▸ **SUPPLIED INFORMATION**
■ ■ ■ ■ ■ ■ ■
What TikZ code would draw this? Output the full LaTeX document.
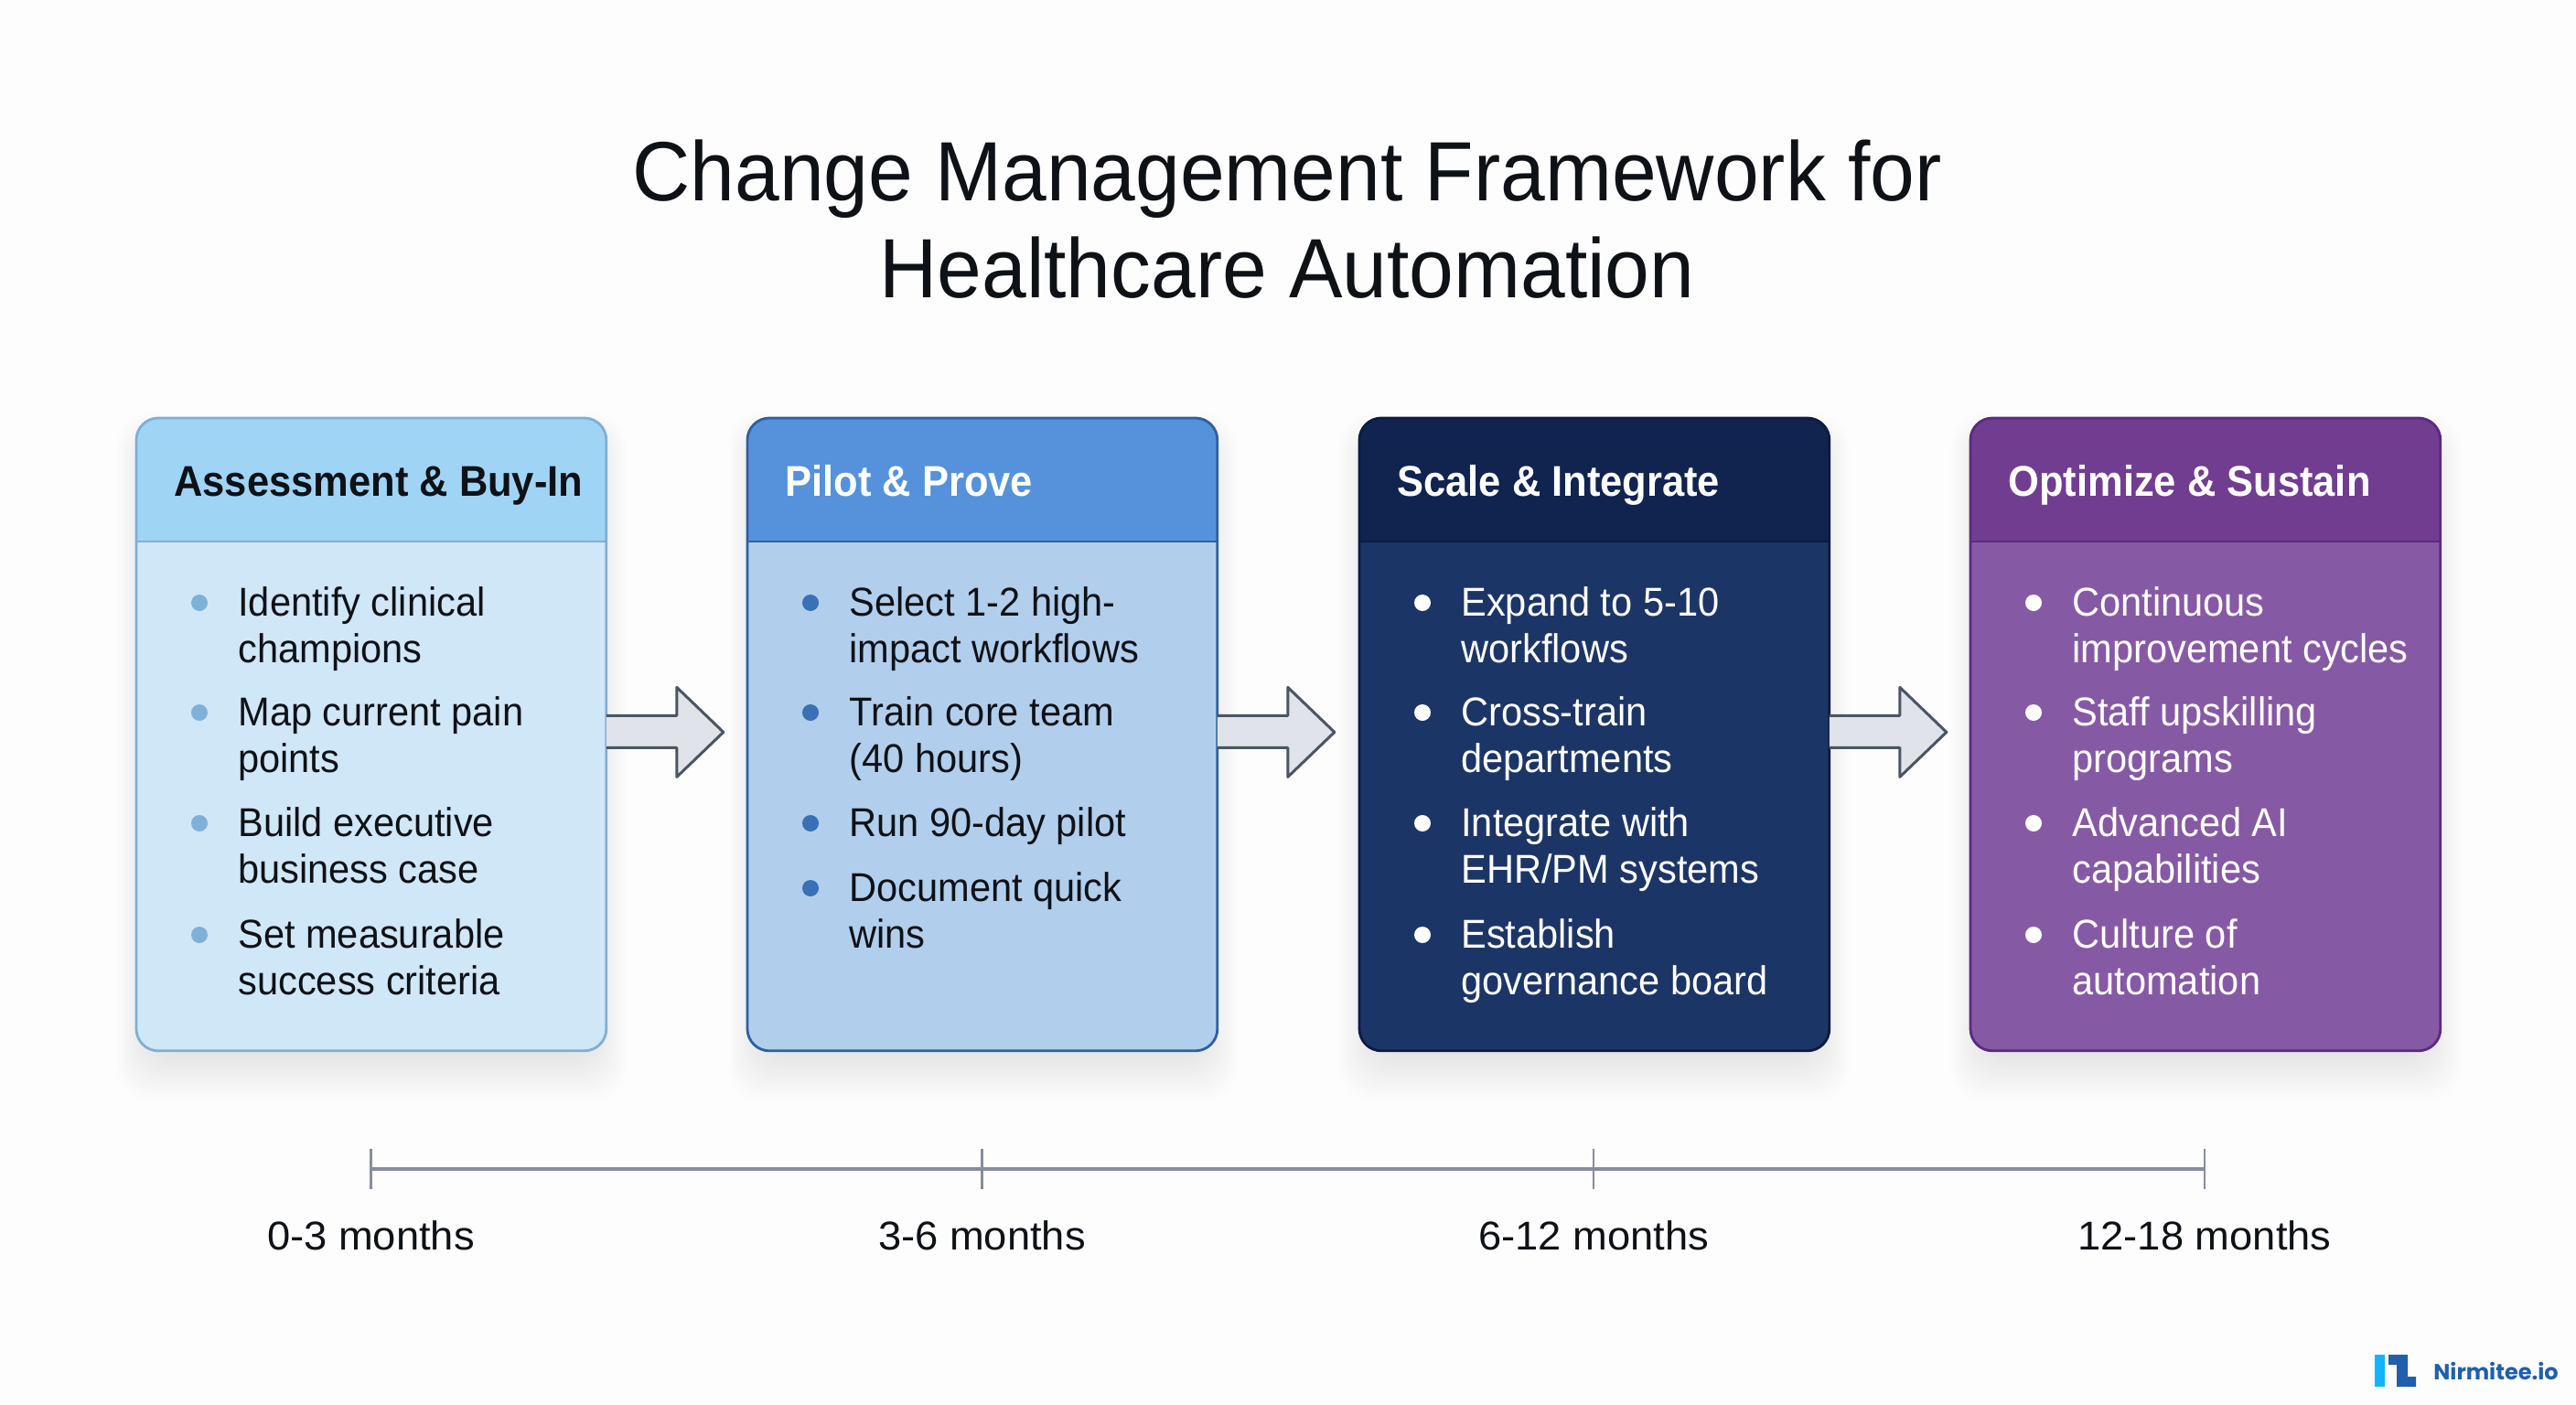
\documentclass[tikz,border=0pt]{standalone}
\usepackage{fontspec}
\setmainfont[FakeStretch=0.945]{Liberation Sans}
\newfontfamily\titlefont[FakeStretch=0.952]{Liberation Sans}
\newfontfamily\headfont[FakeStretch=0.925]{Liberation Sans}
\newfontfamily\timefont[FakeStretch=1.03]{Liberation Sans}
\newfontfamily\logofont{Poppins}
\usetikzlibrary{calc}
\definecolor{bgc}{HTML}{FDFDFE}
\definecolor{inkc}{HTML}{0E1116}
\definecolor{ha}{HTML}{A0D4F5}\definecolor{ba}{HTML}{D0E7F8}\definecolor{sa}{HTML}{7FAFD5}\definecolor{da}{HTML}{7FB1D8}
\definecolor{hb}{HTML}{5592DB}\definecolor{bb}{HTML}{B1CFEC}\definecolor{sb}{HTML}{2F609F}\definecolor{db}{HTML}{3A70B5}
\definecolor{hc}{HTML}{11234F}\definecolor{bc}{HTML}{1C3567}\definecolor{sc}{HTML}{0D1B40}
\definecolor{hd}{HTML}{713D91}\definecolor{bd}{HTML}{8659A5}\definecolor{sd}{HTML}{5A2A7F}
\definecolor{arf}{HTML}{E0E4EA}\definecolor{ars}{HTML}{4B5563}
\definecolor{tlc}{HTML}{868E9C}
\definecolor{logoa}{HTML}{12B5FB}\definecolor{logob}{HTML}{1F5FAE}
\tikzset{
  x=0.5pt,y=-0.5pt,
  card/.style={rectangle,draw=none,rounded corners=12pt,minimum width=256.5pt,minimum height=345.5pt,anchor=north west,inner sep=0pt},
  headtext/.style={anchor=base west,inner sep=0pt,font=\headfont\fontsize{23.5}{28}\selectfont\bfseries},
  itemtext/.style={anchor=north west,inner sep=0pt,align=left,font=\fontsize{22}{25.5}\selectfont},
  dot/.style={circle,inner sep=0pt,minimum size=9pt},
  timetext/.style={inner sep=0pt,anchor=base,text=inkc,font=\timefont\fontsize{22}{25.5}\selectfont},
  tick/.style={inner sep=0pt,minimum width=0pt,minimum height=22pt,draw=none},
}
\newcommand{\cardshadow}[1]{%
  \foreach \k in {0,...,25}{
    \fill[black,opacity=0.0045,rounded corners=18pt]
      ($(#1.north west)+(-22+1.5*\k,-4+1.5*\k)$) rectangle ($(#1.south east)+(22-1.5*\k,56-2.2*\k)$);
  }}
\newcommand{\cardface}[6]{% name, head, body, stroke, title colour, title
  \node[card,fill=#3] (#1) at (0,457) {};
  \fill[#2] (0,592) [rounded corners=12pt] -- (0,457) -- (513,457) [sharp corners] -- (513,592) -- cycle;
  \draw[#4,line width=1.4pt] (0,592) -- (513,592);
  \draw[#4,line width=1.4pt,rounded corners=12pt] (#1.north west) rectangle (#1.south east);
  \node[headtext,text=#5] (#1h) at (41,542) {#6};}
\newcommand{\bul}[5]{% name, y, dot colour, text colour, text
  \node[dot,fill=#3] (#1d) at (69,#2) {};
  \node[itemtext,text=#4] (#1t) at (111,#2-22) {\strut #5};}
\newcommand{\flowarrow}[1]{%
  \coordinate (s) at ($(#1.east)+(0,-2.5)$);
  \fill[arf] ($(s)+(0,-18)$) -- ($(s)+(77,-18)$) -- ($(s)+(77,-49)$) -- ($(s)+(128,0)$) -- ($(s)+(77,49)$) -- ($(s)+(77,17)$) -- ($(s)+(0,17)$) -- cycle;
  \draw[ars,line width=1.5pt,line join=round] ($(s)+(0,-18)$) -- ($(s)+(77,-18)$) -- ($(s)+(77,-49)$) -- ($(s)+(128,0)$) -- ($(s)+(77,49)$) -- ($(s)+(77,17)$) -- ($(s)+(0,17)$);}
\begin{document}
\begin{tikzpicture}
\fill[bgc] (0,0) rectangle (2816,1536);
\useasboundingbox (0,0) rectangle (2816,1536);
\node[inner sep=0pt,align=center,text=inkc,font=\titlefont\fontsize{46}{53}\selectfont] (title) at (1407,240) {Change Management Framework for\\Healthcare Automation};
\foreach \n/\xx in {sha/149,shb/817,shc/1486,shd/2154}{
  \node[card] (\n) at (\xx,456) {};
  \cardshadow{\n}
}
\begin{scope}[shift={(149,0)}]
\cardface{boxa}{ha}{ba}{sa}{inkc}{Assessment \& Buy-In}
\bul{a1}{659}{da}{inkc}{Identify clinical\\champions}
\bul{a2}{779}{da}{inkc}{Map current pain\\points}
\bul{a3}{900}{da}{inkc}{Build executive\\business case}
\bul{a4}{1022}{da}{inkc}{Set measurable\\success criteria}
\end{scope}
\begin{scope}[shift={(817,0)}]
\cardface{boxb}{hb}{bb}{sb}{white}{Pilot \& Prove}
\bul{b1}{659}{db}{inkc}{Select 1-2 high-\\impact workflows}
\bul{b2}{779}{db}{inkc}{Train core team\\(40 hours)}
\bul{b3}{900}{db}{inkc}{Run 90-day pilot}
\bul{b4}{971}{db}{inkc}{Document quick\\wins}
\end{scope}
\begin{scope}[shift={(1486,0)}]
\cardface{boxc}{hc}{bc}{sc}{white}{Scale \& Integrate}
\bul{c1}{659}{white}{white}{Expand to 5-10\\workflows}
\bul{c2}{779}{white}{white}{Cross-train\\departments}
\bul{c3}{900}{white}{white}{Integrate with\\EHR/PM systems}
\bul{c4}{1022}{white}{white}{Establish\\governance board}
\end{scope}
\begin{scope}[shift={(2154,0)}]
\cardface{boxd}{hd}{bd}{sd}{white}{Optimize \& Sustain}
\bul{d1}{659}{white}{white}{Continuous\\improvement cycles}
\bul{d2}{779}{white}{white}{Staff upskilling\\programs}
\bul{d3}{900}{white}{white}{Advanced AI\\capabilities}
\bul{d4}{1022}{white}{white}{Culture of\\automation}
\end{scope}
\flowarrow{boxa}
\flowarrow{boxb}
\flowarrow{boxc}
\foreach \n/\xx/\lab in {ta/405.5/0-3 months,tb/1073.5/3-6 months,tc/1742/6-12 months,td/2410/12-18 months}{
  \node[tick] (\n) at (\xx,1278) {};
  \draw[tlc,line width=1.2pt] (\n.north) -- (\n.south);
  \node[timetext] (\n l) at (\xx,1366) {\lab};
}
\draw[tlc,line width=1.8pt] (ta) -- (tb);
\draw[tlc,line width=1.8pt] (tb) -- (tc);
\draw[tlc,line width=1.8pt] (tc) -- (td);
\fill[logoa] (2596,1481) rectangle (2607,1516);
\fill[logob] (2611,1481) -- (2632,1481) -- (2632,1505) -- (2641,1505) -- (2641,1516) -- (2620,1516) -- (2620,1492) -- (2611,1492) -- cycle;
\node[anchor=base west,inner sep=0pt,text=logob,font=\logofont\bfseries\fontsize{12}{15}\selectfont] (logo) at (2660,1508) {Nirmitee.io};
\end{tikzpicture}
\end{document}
■ ■ ■ ■ ■ ■ ■
▸ **WHAT IS BEING ASKED**
Write out the material above once more, exactly as it reads, with no pictures.

▸ **SOLVED PROBLEM**
What TikZ code would draw this? Output the full LaTeX document.
\documentclass[tikz,border=0pt]{standalone}
\usepackage{fontspec}
\setmainfont[FakeStretch=0.945]{Liberation Sans}
\newfontfamily\titlefont[FakeStretch=0.952]{Liberation Sans}
\newfontfamily\headfont[FakeStretch=0.925]{Liberation Sans}
\newfontfamily\timefont[FakeStretch=1.03]{Liberation Sans}
\newfontfamily\logofont{Poppins}
\usetikzlibrary{calc}
\definecolor{bgc}{HTML}{FDFDFE}
\definecolor{inkc}{HTML}{0E1116}
\definecolor{ha}{HTML}{A0D4F5}\definecolor{ba}{HTML}{D0E7F8}\definecolor{sa}{HTML}{7FAFD5}\definecolor{da}{HTML}{7FB1D8}
\definecolor{hb}{HTML}{5592DB}\definecolor{bb}{HTML}{B1CFEC}\definecolor{sb}{HTML}{2F609F}\definecolor{db}{HTML}{3A70B5}
\definecolor{hc}{HTML}{11234F}\definecolor{bc}{HTML}{1C3567}\definecolor{sc}{HTML}{0D1B40}
\definecolor{hd}{HTML}{713D91}\definecolor{bd}{HTML}{8659A5}\definecolor{sd}{HTML}{5A2A7F}
\definecolor{arf}{HTML}{E0E4EA}\definecolor{ars}{HTML}{4B5563}
\definecolor{tlc}{HTML}{868E9C}
\definecolor{logoa}{HTML}{12B5FB}\definecolor{logob}{HTML}{1F5FAE}
\tikzset{
  x=0.5pt,y=-0.5pt,
  card/.style={rectangle,draw=none,rounded corners=12pt,minimum width=256.5pt,minimum height=345.5pt,anchor=north west,inner sep=0pt},
  headtext/.style={anchor=base west,inner sep=0pt,font=\headfont\fontsize{23.5}{28}\selectfont\bfseries},
  itemtext/.style={anchor=north west,inner sep=0pt,align=left,font=\fontsize{22}{25.5}\selectfont},
  dot/.style={circle,inner sep=0pt,minimum size=9pt},
  timetext/.style={inner sep=0pt,anchor=base,text=inkc,font=\timefont\fontsize{22}{25.5}\selectfont},
  tick/.style={inner sep=0pt,minimum width=0pt,minimum height=22pt,draw=none},
}
\newcommand{\cardshadow}[1]{%
  \foreach \k in {0,...,25}{
    \fill[black,opacity=0.0045,rounded corners=18pt]
      ($(#1.north west)+(-22+1.5*\k,-4+1.5*\k)$) rectangle ($(#1.south east)+(22-1.5*\k,56-2.2*\k)$);
  }}
\newcommand{\cardface}[6]{% name, head, body, stroke, title colour, title
  \node[card,fill=#3] (#1) at (0,457) {};
  \fill[#2] (0,592) [rounded corners=12pt] -- (0,457) -- (513,457) [sharp corners] -- (513,592) -- cycle;
  \draw[#4,line width=1.4pt] (0,592) -- (513,592);
  \draw[#4,line width=1.4pt,rounded corners=12pt] (#1.north west) rectangle (#1.south east);
  \node[headtext,text=#5] (#1h) at (41,542) {#6};}
\newcommand{\bul}[5]{% name, y, dot colour, text colour, text
  \node[dot,fill=#3] (#1d) at (69,#2) {};
  \node[itemtext,text=#4] (#1t) at (111,#2-22) {\strut #5};}
\newcommand{\flowarrow}[1]{%
  \coordinate (s) at ($(#1.east)+(0,-2.5)$);
  \fill[arf] ($(s)+(0,-18)$) -- ($(s)+(77,-18)$) -- ($(s)+(77,-49)$) -- ($(s)+(128,0)$) -- ($(s)+(77,49)$) -- ($(s)+(77,17)$) -- ($(s)+(0,17)$) -- cycle;
  \draw[ars,line width=1.5pt,line join=round] ($(s)+(0,-18)$) -- ($(s)+(77,-18)$) -- ($(s)+(77,-49)$) -- ($(s)+(128,0)$) -- ($(s)+(77,49)$) -- ($(s)+(77,17)$) -- ($(s)+(0,17)$);}
\begin{document}
\begin{tikzpicture}
\fill[bgc] (0,0) rectangle (2816,1536);
\useasboundingbox (0,0) rectangle (2816,1536);
\node[inner sep=0pt,align=center,text=inkc,font=\titlefont\fontsize{46}{53}\selectfont] (title) at (1407,240) {Change Management Framework for\\Healthcare Automation};
\foreach \n/\xx in {sha/149,shb/817,shc/1486,shd/2154}{
  \node[card] (\n) at (\xx,456) {};
  \cardshadow{\n}
}
\begin{scope}[shift={(149,0)}]
\cardface{boxa}{ha}{ba}{sa}{inkc}{Assessment \& Buy-In}
\bul{a1}{659}{da}{inkc}{Identify clinical\\champions}
\bul{a2}{779}{da}{inkc}{Map current pain\\points}
\bul{a3}{900}{da}{inkc}{Build executive\\business case}
\bul{a4}{1022}{da}{inkc}{Set measurable\\success criteria}
\end{scope}
\begin{scope}[shift={(817,0)}]
\cardface{boxb}{hb}{bb}{sb}{white}{Pilot \& Prove}
\bul{b1}{659}{db}{inkc}{Select 1-2 high-\\impact workflows}
\bul{b2}{779}{db}{inkc}{Train core team\\(40 hours)}
\bul{b3}{900}{db}{inkc}{Run 90-day pilot}
\bul{b4}{971}{db}{inkc}{Document quick\\wins}
\end{scope}
\begin{scope}[shift={(1486,0)}]
\cardface{boxc}{hc}{bc}{sc}{white}{Scale \& Integrate}
\bul{c1}{659}{white}{white}{Expand to 5-10\\workflows}
\bul{c2}{779}{white}{white}{Cross-train\\departments}
\bul{c3}{900}{white}{white}{Integrate with\\EHR/PM systems}
\bul{c4}{1022}{white}{white}{Establish\\governance board}
\end{scope}
\begin{scope}[shift={(2154,0)}]
\cardface{boxd}{hd}{bd}{sd}{white}{Optimize \& Sustain}
\bul{d1}{659}{white}{white}{Continuous\\improvement cycles}
\bul{d2}{779}{white}{white}{Staff upskilling\\programs}
\bul{d3}{900}{white}{white}{Advanced AI\\capabilities}
\bul{d4}{1022}{white}{white}{Culture of\\automation}
\end{scope}
\flowarrow{boxa}
\flowarrow{boxb}
\flowarrow{boxc}
\foreach \n/\xx/\lab in {ta/405.5/0-3 months,tb/1073.5/3-6 months,tc/1742/6-12 months,td/2410/12-18 months}{
  \node[tick] (\n) at (\xx,1278) {};
  \draw[tlc,line width=1.2pt] (\n.north) -- (\n.south);
  \node[timetext] (\n l) at (\xx,1366) {\lab};
}
\draw[tlc,line width=1.8pt] (ta) -- (tb);
\draw[tlc,line width=1.8pt] (tb) -- (tc);
\draw[tlc,line width=1.8pt] (tc) -- (td);
\fill[logoa] (2596,1481) rectangle (2607,1516);
\fill[logob] (2611,1481) -- (2632,1481) -- (2632,1505) -- (2641,1505) -- (2641,1516) -- (2620,1516) -- (2620,1492) -- (2611,1492) -- cycle;
\node[anchor=base west,inner sep=0pt,text=logob,font=\logofont\bfseries\fontsize{12}{15}\selectfont] (logo) at (2660,1508) {Nirmitee.io};
\end{tikzpicture}
\end{document}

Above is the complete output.